Rising Income Inequality Linked To State Tax Revenues Decreasing
The gap between the poor and the wealthy is usually thought of as a social issue.
But a new report by the Standard & Poor’s agency shows that it is also wreaking havoc on state budgets, as that widening chasm is matched by a slowdown in tax revenues.
That’s because while the wealthy make more money, they are also more effective at shielding their income from taxes while the less affluent are paying less in taxes as their incomes stagnate.
Gabriel Petek, a credit analyst at Standard & Poor’s who authored the report, joins Here & Now‘s Robin Young to discuss the trend.
Interview Highlights: Gabriel Petek
On how income inequality contributes to a decline in tax revenue
“It’s causing state tax revenues over time to grow more slowly and at the same time to become more volatile.”
“The slower growth probably reflects less purchasing power by the vast majority that have flat or even declining wages. And the volatility is a function of the fact that states have become increasingly dependent of people at the very top end, that get a lot of their income from investments in the financial markets. And as we know those can go through a lot of fluctuation and turmoil, and that translates directly to state budgets in the form of revenue volatility.

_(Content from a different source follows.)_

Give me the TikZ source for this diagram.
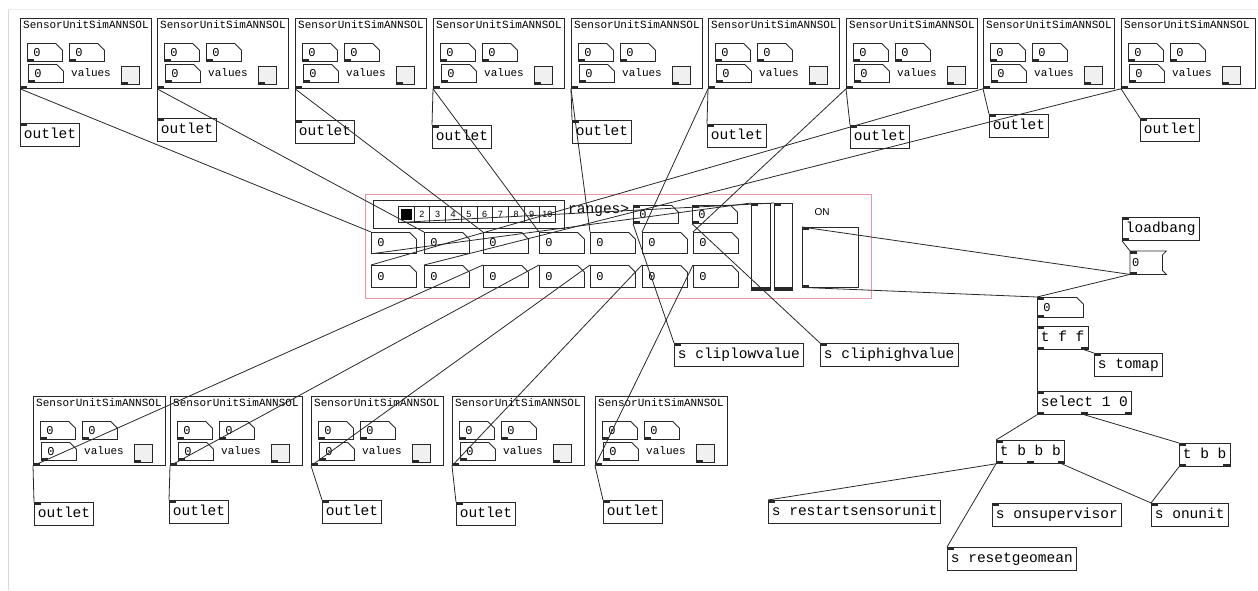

“And really that’s a very challenging problem for states when it comes to setting their annual budgets.”
On what states can do to address income inequality
“States with higher levels of education have shown less income inequality, so one strategy for a state might be to pursue an objective of raising the overall education level throughout that state.
“Now that would take a long time, you’re talking about a generational type of change. But at the same time, this problem that we’re discussing has been a long time in the making. So however they approach it, we think it’s unlikely it will change anytime in the near future.”
- Gabriel Petek, senior director of U.S. Public Finance, State and Local Government at Standard & Poor’s.